Однако в последующие годы, избавившись от своих главных оппонентов, Хрущёв не решился до конца разоблачить сталинские преступления. Факты, приведённые на июньском пленуме, не были обнародованы. Члены «антипартийной группы» не только не были привлечены к суду, но даже были оставлены в партии и получили хотя и третьеразрядные, но всё же руководящие должности.
Правда, была создана новая комиссия по расследованию сталинских преступлений. Импульсом к обнародованию некоторых её выводов послужило обращение в ЦК перед XXII съездом КПСС (1961 год) не угомонившегося Молотова, который обвинил авторов проекта новой Программы КПСС в её «немарксистском характере». Разгневанный этим Хрущёв дал зелёный свет оглашению на съезде некоторых фактов, приводившихся на июньском пленуме ЦК 1957 года. Однако он не решился обнародовать на съезде ни обстоятельства, связанные с убийством Кирова, ни факты, свидетельствовавшие о подлинном характере московских процессов.
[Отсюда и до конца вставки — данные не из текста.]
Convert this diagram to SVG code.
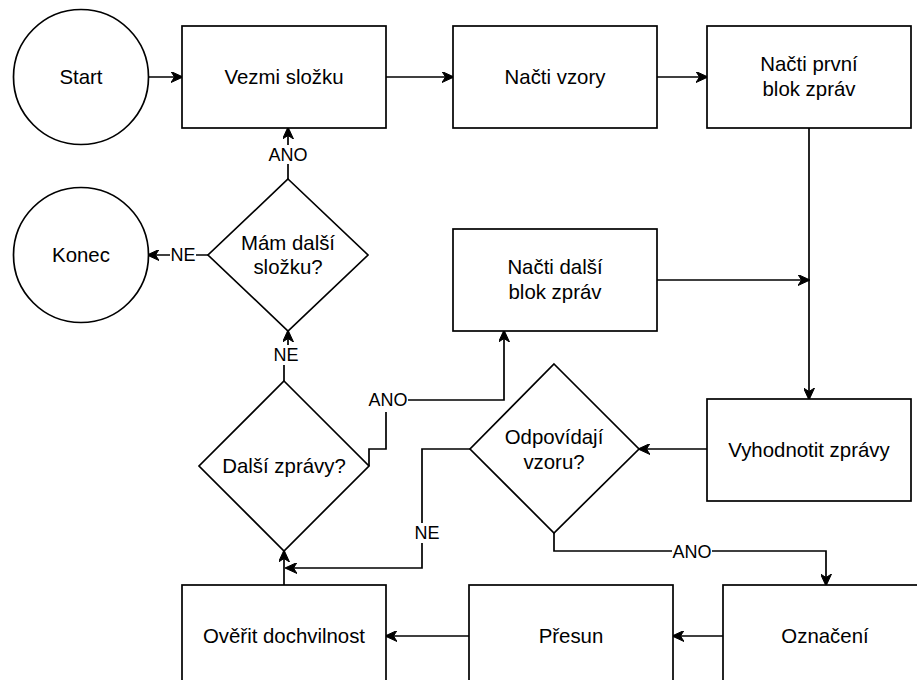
<svg xmlns="http://www.w3.org/2000/svg" width="917" height="680" viewBox="0 0 917 680">
<style>
.s{fill:#fff;stroke:#000;stroke-width:1.7}
.t{font-family:"Liberation Sans",Arial,sans-serif;font-size:20.4px;fill:#000;text-anchor:middle}
.l{font-family:"Liberation Sans",Arial,sans-serif;font-size:18px;fill:#000;text-anchor:middle}
.c{fill:none;stroke:#000;stroke-width:1.7;marker-end:url(#a)}
.b{fill:#fff;stroke:none}
</style>
<defs>
<marker id="a" viewBox="0 0 12 11" refX="11" refY="5.5" markerWidth="12" markerHeight="11" markerUnits="userSpaceOnUse" orient="auto">
<path d="M0,0 L12,5.5 L0,11 L3.5,5.5 z" fill="#000" stroke="#000" stroke-width="1"/>
</marker>
</defs>
<rect width="917" height="680" fill="#fff"/>
<g id="connectors">
<path class="c" d="M148,77 L182,77"/>
<path class="c" d="M386,77 L453,77"/>
<path class="c" d="M657,77 L707,77"/>
<path class="c" d="M809,128 L809,399"/>
<path class="c" d="M657,280 L809,280"/>
<path class="c" d="M707,449 L639,449"/>
<path class="c" d="M554,533 L554,551 L826,551 L826,585"/>
<path class="c" d="M470,449 L422,449 L422,568 L286,568"/>
<path class="c" d="M284,585 L284,551"/>
<path class="c" d="M723,636 L673,636"/>
<path class="c" d="M469,636 L386,636"/>
<path class="c" d="M369,466 L369,449 L386,449 L386,400 L504,400 L504,331"/>
<path class="c" d="M284,381 L284,356 L288,356 L288,331"/>
<path class="c" d="M288,179 L288,128"/>
<path class="c" d="M208,255 L148,255"/>
<g id="labels">
<rect class="b" x="672" y="542" width="40" height="20"/><text class="l" x="692" y="558">ANO</text>
<rect class="b" x="414" y="523" width="26" height="20"/><text class="l" x="427" y="539">NE</text>
<rect class="b" x="368" y="390" width="40" height="22"/><text class="l" x="388" y="406">ANO</text>
<rect class="b" x="273" y="345" width="26" height="20"/><text class="l" x="286" y="361">NE</text>
<rect class="b" x="268" y="145" width="40" height="19"/><text class="l" x="288" y="161">ANO</text>
<rect class="b" x="170" y="245" width="26" height="20"/><text class="l" x="183" y="261">NE</text>
</g>
</g>
<g id="start"><circle class="s" cx="81" cy="77" r="67.5"/><text class="t" x="81" y="84">Start</text></g>
<g id="vezmi"><rect class="s" x="182" y="26" width="204" height="102"/><text class="t" x="284" y="84">Vezmi složku</text></g>
<g id="nacti-vzory"><rect class="s" x="453" y="26" width="204" height="102"/><text class="t" x="555" y="84">Načti vzory</text></g>
<g id="nacti-prvni"><rect class="s" x="707" y="26" width="204" height="102"/><text class="t" x="809" y="71">Načti první</text><text class="t" x="809" y="96">blok zpráv</text></g>
<g id="konec"><circle class="s" cx="81" cy="255" r="67.5"/><text class="t" x="81" y="262">Konec</text></g>
<g id="mam-dalsi"><polygon class="s" points="288,179 368,255 288,331 208,255"/><text class="t" x="288" y="250">Mám další</text><text class="t" x="288" y="274">složku?</text></g>
<g id="nacti-dalsi"><rect class="s" x="453" y="229" width="204" height="102"/><text class="t" x="555" y="274">Načti další</text><text class="t" x="555" y="299">blok zpráv</text></g>
<g id="dalsi-zpravy"><polygon class="s" points="284,381 369,466 284,551 199,466"/><text class="t" x="284" y="473">Další zprávy?</text></g>
<g id="odpovidaji"><polygon class="s" points="554,364 639,449 554,533 470,449"/><text class="t" x="554" y="444">Odpovídají</text><text class="t" x="554" y="469">vzoru?</text></g>
<g id="vyhodnotit"><rect class="s" x="707" y="399" width="204" height="102"/><text class="t" x="809" y="457">Vyhodnotit zprávy</text></g>
<g id="overit"><rect class="s" x="182" y="585" width="204" height="102"/><text class="t" x="284" y="643">Ověřit dochvilnost</text></g>
<g id="presun"><rect class="s" x="469" y="585" width="204" height="102"/><text class="t" x="571" y="643">Přesun</text></g>
<g id="oznaceni"><rect class="s" x="723" y="585" width="204" height="102"/><text class="t" x="825" y="643">Označení</text></g>
</svg>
Лишь в мемуарах, написанных в конце 60-х годов, Хрущёв признал, что Рыков, Бухарин и другие главные подсудимые московских процессов «заслуживают того, чтобы называться вождями». Тот факт, что в свою бытность первым секретарём ЦК он не довёл дело до пересмотра открытых процессов 30-х годов, он объяснял «двойственностью нашего поведения» и нажимом со стороны руководителей «братских компартий». «Мы опять боялись договорить до конца, хотя не вызывало никаких сомнений, что эти люди невиновны, что они были жертвами произвола. На открытых процессах присутствовали руководители братских компартий, которые потом свидетельствовали в своих странах справедливость приговоров. Мы не захотели дискредитировать их заявления и отложили реабилитацию Бухарина, Зиновьева, Рыкова, других товарищей на неопределённый срок. Думаю, что правильнее было договаривать до конца. Шила в мешке не утаишь!» [1105]
Половинчатость и непоследовательность в разоблачении преступлений сталинской клики явились одним из главных факторов загнивания постсталинистского политического режима, которое привело к его падению в начале 90-х годов.